Kenneth Cole: Sole to Soul
By Max Berlinger
Kenneth Cole arrives 15 minutes late for our 7 a.m. meeting, slightly flustered yet charmingly apologetic. "I'm not usually late -- so sorry to waste your time," he says. No worries -- he's the one running a company estimated at more than $1 billion. Even at this early hour he's swoon-worthy: tall with dark features and a strong jawline. It's hard to ignore his good looks. The 57-year-old magnate typifies his brand's aura of urbane simplicity: Wearing an unassuming brown button-down and dark jeans, he's stylish but unaffected. But Cole's a businessman at heart, and, within moments of sitting down, he's ready to talk and not afraid to say so. "Let's do this," he politely instructs.
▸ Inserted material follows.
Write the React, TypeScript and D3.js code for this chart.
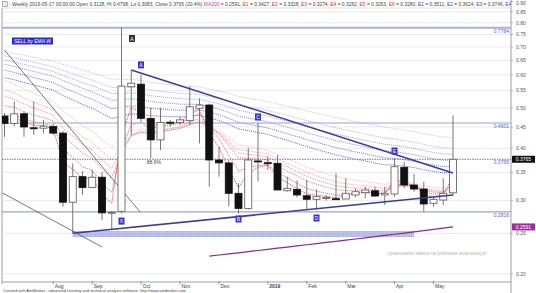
import React from 'react';
import * as d3 from 'd3';

const W = 536;
const H = 293;

// Weekly OHLC, Jul 2018 .. 2019-05-17
const opens = [0.478, 0.459, 0.484, 0.448, 0.447, 0.451, 0.435, 0.297, 0.342, 0.322, 0.341, 0.28, 0.282, 0.562, 0.57, 0.472, 0.419, 0.462, 0.461, 0.466, 0.499, 0.508, 0.375, 0.369, 0.312, 0.287, 0.373, 0.3694, 0.3682, 0.3164, 0.3189, 0.3078, 0.3018, 0.3045, 0.3028, 0.3023, 0.3091, 0.313, 0.3164, 0.3091, 0.3108, 0.3601, 0.3266, 0.3194, 0.2952, 0.3006, 0.3128];
const highs = [0.486, 0.518, 0.49, 0.518, 0.468, 0.458, 0.44, 0.368, 0.353, 0.355, 0.351, 0.283, 0.7784, 0.6165, 0.6, 0.5, 0.5, 0.468, 0.476, 0.564, 0.527, 0.512, 0.4035, 0.375, 0.33, 0.4007, 0.4601, 0.382, 0.3855, 0.342, 0.335, 0.3358, 0.3189, 0.3091, 0.3484, 0.3389, 0.3207, 0.3235, 0.3235, 0.3235, 0.3785, 0.3715, 0.347, 0.3326, 0.3062, 0.3389, 0.4798];
const lows = [0.426, 0.452, 0.426, 0.431, 0.435, 0.431, 0.2897, 0.2501, 0.309, 0.322, 0.269, 0.255, 0.279, 0.43, 0.463, 0.3785, 0.396, 0.451, 0.455, 0.455, 0.411, 0.3235, 0.342, 0.29, 0.279, 0.285, 0.333, 0.355, 0.318, 0.3147, 0.305, 0.2844, 0.2856, 0.2995, 0.3006, 0.3023, 0.305, 0.3035, 0.3062, 0.2924, 0.3062, 0.3207, 0.3147, 0.2818, 0.2897, 0.2924, 0.3083];
const closes = [0.459, 0.484, 0.45, 0.447, 0.452, 0.435, 0.297, 0.342, 0.322, 0.341, 0.28, 0.281, 0.564, 0.573, 0.472, 0.419, 0.461, 0.461, 0.468, 0.503, 0.508, 0.375, 0.369, 0.312, 0.287, 0.375, 0.3715, 0.369, 0.3177, 0.3207, 0.3091, 0.3018, 0.3062, 0.305, 0.3023, 0.312, 0.3147, 0.3177, 0.3073, 0.312, 0.3613, 0.3266, 0.3194, 0.2941, 0.3018, 0.312, 0.3765];

const monthTicks = [
  { i: 5, label: 'Aug' }, { i: 9, label: 'Sep' }, { i: 14, label: 'Oct' }, { i: 18, label: 'Nov' },
  { i: 22, label: 'Dec' }, { i: 27, label: '2019' }, { i: 31, label: 'Feb' }, { i: 35, label: 'Mar' },
  { i: 40, label: 'Apr' }, { i: 44, label: 'May' },
];
const priceTicks = [0.2, 0.25, 0.3, 0.35, 0.4, 0.45, 0.5, 0.55, 0.6, 0.65, 0.7, 0.75, 0.8, 0.85, 0.9];

// Guppy-style EMA ribbons: periods and the level each line starts from
const shortPeriods = [3, 5, 8, 10, 12, 15];
const shortSeeds = [0.47, 0.49, 0.52, 0.55, 0.57, 0.6];
const shortColors = ['#d82828', '#e04848', '#e66464', '#ec8080', '#f09a9a', '#f3b0b0'];
const longPeriods = [30, 35, 40, 45, 50, 60];
const longSeeds = [0.6, 0.625, 0.645, 0.66, 0.675, 0.69];
const longColors = ['#4c4cd6', '#6262de', '#7a7ae4', '#9292ea', '#a8a8ee', '#bcbcf2'];

// 200-period moving average, available from bar 21
const ma200Start = 21;
const ma200 = [0.2206, 0.2219, 0.2232, 0.2246, 0.226, 0.2275, 0.229, 0.2304, 0.2318, 0.2333, 0.2348, 0.2363, 0.2378, 0.2393, 0.2408, 0.2424, 0.244, 0.2456, 0.2472, 0.2488, 0.2505, 0.2522, 0.2539, 0.2556, 0.2573, 0.2591];

const levelValues = [0.7784, 0.4601, 0.3765, 0.2816];
const levelDotted = [false, false, true, false];

const waveLabels = [
  { i: 12, v: 0.2676, t: 'X' }, { i: 14, v: 0.634, t: 'A' }, { i: 24, v: 0.2707, t: 'B' },
  { i: 26, v: 0.4755, t: 'C' }, { i: 32, v: 0.2722, t: 'D' }, { i: 40, v: 0.394, t: 'E' },
];

// Triangle borders and older trend lines: [bar, price] end points
const triangleLines = [
  [[13, 0.6165], [46, 0.349]],
  [[7, 0.2501], [46, 0.309]],
];
const thinLines = [
  [[0, 0.688], [13.9, 0.2816]],
  [[-0.2, 0.3125], [10, 0.2319]],
];
const zoneFrom = 7;
const zoneTo = 42;
const zoneLo = 0.245;
const zoneHi = 0.2533;

function ema(values: number[], period: number, seed: number) {
  const a = 2 / (period + 1);
  let e = seed;
  return values.map((c) => (e = e + a * (c - e)));
}

const PL = 2, PR = 511, PT = 8, PB = 282;

export default function App() {
  const x = d3.scaleLinear().domain([0, 46]).range([4.5, 453]);
  const y = d3.scaleLog().domain([0.2, 0.4]).range([273.8, 148.3]);
  const line = d3.line<[number, number]>().x((d) => x(d[0])).y((d) => y(d[1]));

  const shortEmas = shortPeriods.map((p, k) => ema(closes, p, shortSeeds[k]));
  const longEmas = longPeriods.map((p, k) => ema(closes, p, longSeeds[k]));
  const last = closes.length - 1;
  const f4 = d3.format('.4f');

  const headerParts: { t: string; c: string }[] = [
    { t: `- Weekly 2019-05-17 00:00:00 Open ${f4(opens[last])}, Hi ${f4(highs[last])}, Lo ${f4(lows[last])}, Close ${f4(closes[last])} (${d3.format('.1f')((closes[last] / opens[last] - 1) * 100)}%) `, c: '#444' },
    { t: 'MA200', c: '#c040c0' },
    { t: ` = ${f4(ma200[ma200.length - 1])}, `, c: '#444' },
  ];
  shortEmas.forEach((e, k) => {
    headerParts.push({ t: `E${k + 1}`, c: '#e03030' });
    headerParts.push({ t: ` = ${f4(e[last])}, `, c: '#444' });
  });
  longEmas.slice(0, 3).forEach((e, k) => {
    headerParts.push({ t: `E${k + 1}`, c: '#4040d0' });
    headerParts.push({ t: ` = ${f4(e[last])}, `, c: '#444' });
  });
  headerParts.push({ t: 'E4', c: '#4040d0' });

  const ma200Pts = ma200.map((v, k) => [ma200Start + k, v] as [number, number]);
  const font = 'Liberation Sans, Arial, sans-serif';

  return (
    <svg width={W} height={H} style={{ position: 'absolute', left: 0, top: 0, background: '#fff' }} fontFamily={font}>
      <defs>
        <clipPath id="plot"><rect x={PL} y={PT} width={PR - PL} height={PB - PT} /></clipPath>
        <clipPath id="head"><rect x={0} y={0} width={PR} height={PT} /></clipPath>
      </defs>
      <rect x={0} y={0} width={W} height={H} fill="#fff" />

      {/* header line */}
      <rect x={2.5} y={1.5} width={5} height={5} fill="#eee" stroke="#888" strokeWidth={0.6} />
      <g clipPath="url(#head)">
        <text x={9} y={6.3} fontSize={4.9}>
          {headerParts.map((p, k) => (
            <tspan key={k} fill={p.c}>{p.t}</tspan>
          ))}
        </text>
      </g>

      {/* frame and grid */}
      <line x1={PL} x2={PR} y1={PT} y2={PT} stroke="#d8d8d8" strokeWidth={0.8} />
      <line x1={PL} x2={PL} y1={PT} y2={PB + 2} stroke="#888" strokeWidth={0.8} />
      <g clipPath="url(#plot)">
        {priceTicks.map((v) => (
          <line key={v} x1={PL} x2={PR} y1={y(v)} y2={y(v)} stroke="#e4e4e4" strokeWidth={0.8} />
        ))}

        {/* EMA ribbons */}
        {longEmas.map((e, k) => (
          <path key={'l' + k} d={line(e.map((v, i) => [i, v] as [number, number])) || ''} fill="none"
            stroke={longColors[k]} strokeWidth={0.9} strokeDasharray="1,1" />
        ))}
        {shortEmas.map((e, k) => (
          <path key={'s' + k} d={line(e.map((v, i) => [i, v] as [number, number])) || ''} fill="none"
            stroke={shortColors[k]} strokeWidth={0.9} strokeDasharray="1,1" />
        ))}

        {/* support zone */}
        <rect x={x(zoneFrom)} y={y(zoneHi)} width={x(zoneTo) - x(zoneFrom)} height={y(zoneLo) - y(zoneHi)} fill="#c9ccf4" />
        {[0, 1, 2, 3].map((k) => {
          const yy = y(zoneHi) + ((y(zoneLo) - y(zoneHi)) * (k + 0.5)) / 4;
          return <line key={k} x1={x(zoneFrom)} x2={x(zoneTo)} y1={yy} y2={yy} stroke="#8c92ea" strokeWidth={0.8} strokeDasharray="1,1" />;
        })}

        {/* MA200 */}
        <path d={line(ma200Pts) || ''} fill="none" stroke="#8a2a8a" strokeWidth={1.2} />

        {/* horizontal levels */}
        {levelValues.map((v, k) => (
          levelDotted[k]
            ? <line key={v} x1={PL} x2={PR} y1={y(v)} y2={y(v)} stroke="#6c6ce0" strokeWidth={1} strokeDasharray="1.5,1" />
            : <line key={v} x1={PL} x2={PR} y1={y(v)} y2={y(v)} stroke={k === 0 ? '#aab0d8' : '#9ea3c8'} strokeWidth={k === 0 ? 2 : 1.1} />
        ))}

        {/* older trend lines */}
        {thinLines.map((l, k) => (
          <path key={k} d={line(l as [number, number][]) || ''} stroke="#555" strokeWidth={0.8} fill="none" />
        ))}

        {/* candles */}
        {closes.map((c, i) => {
          const o = opens[i];
          const up = c >= o;
          const top = y(Math.max(o, c));
          const bot = y(Math.min(o, c));
          const cx = x(i);
          return (
            <g key={i}>
              <line x1={cx} x2={cx} y1={y(highs[i])} y2={y(lows[i])} stroke="#555" strokeWidth={0.8} />
              <rect x={cx - 3.5} y={top} width={7} height={Math.max(1, bot - top)}
                fill={up ? '#fff' : '#111'} stroke={up ? '#555' : '#111'} strokeWidth={0.8} />
            </g>
          );
        })}

        {/* triangle */}
        {triangleLines.map((l, k) => (
          <path key={k} d={line(l as [number, number][]) || ''} stroke="#3a3aa0" strokeWidth={1.5} fill="none" />
        ))}

        {/* level labels */}
        {levelValues.map((v) => (
          <text key={v} x={509} y={y(v) + 5} fontSize={5} fill="#5a5ad0" textAnchor="end">{f4(v)}</text>
        ))}

        {/* wave labels */}
        {waveLabels.map((w) => (
          <g key={w.t}>
            <rect x={x(w.i) - 3} y={y(w.v) - 3.5} width={6} height={7} fill="#3434d2" />
            <text x={x(w.i)} y={y(w.v) + 2} fontSize={5} fill="#fff" textAnchor="middle">{w.t}</text>
          </g>
        ))}
        <rect x={129} y={35} width={6} height={7} fill="#333" />
        <text x={132} y={40.5} fontSize={5} fill="#fff" textAnchor="middle">A</text>

        <text x={x(15) - 4} y={y(0.3765) + 5} fontSize={5} fill="#444">88.6%</text>

        {/* signal tag */}
        <rect x={12} y={37.5} width={41} height={7} fill="#2a2ad0" />
        <text x={14} y={43} fontSize={5} fill="#fff" textLength={37} lengthAdjust="spacingAndGlyphs">SELL by EMA  W</text>

        <text x={437} y={254.5} fontSize={4.6} fill="#b4b4b4" textAnchor="middle">opracowanie własne na podstawie www.stooq.pl</text>
      </g>

      {/* price axis */}
      <line x1={PR} x2={PR} y1={0} y2={H} stroke="#888" strokeWidth={0.8} />
      {priceTicks.map((v) => (
        <g key={v}>
          <line x1={PR} x2={PR + 2} y1={y(v)} y2={y(v)} stroke="#888" strokeWidth={0.6} />
          <text x={516} y={Math.max(5, y(v) + 1.8)} fontSize={5} fill="#555">{d3.format('.2f')(v)}</text>
        </g>
      ))}
      <rect x={512} y={y(closes[last]) - 3.5} width={23} height={7} fill="#111" />
      <text x={523.5} y={y(closes[last]) + 1.8} fontSize={5} fill="#fff" textAnchor="middle">{f4(closes[last])}</text>
      <rect x={512} y={y(ma200[ma200.length - 1]) - 3.5} width={23} height={7} fill="#a02ca0" />
      <text x={523.5} y={y(ma200[ma200.length - 1]) + 1.8} fontSize={5} fill="#fff" textAnchor="middle">{f4(ma200[ma200.length - 1])}</text>

      {/* time axis */}
      <line x1={PL} x2={PR} y1={PB} y2={PB} stroke="#888" strokeWidth={0.8} />
      {monthTicks.map((m) => (
        <g key={m.label}>
          <line x1={x(m.i)} x2={x(m.i)} y1={PB - 1} y2={PB + 2.5} stroke="#666" strokeWidth={0.6} />
          <text x={x(m.i) + 1.5} y={287.5} fontSize={5} fill="#444" fontWeight={m.label === '2019' ? 'bold' : 'normal'}>{m.label}</text>
        </g>
      ))}
      <text x={3} y={292} fontSize={4} fill="#444">Created with AmiBroker - advanced charting and technical analysis software. http://www.amibroker.com</text>
    </svg>
  );
}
If he's shrewd, it has yet to overpower his sense of compassion -- a quality that has been one of the guiding forces of his company since its conception.
Cole was born in Brooklyn and raised in nearby Long Island. As a child he'd visit his father's shoe factory in Williamsburg, well before it was the epicenter of New York hip. "Back then it was a run-down, tough neighborhood," he remembers. He learned the family trade and launched a successful shoe brand, Candies, with his brother before starting his namesake company in 1982.
Three years after launching, Cole started integrating AIDS awareness into his campaigns. Then, it was still an incredibly taboo subject, and a brave one for a straight man to take such a vested interest in. His most memorable advertisements included the 1985 campaign supporting the American Foundation for AIDS Research (with models Christie Brinkley and Paulina Porizkova shot by Annie Leibovitz), and his 1987 ads featuring no clothing, but instead a condom and the slogan "Our shoes aren't the only thing we encourage you to wear."
"No one was talking about an issue that was looming over our industry," says Cole. "People wanted to get involved with things that were bigger than they were, a new form of activism, something that hadn't happened since the '60s."
Kenneth Cole, the company, wasn't the household mainstay it is today, but Cole believed in the importance of the message, despite the possible consequences. "I had so few resources," Cole says. "I did think there was risk involved...but there wasn't. It was the first time I felt like I was doing something important."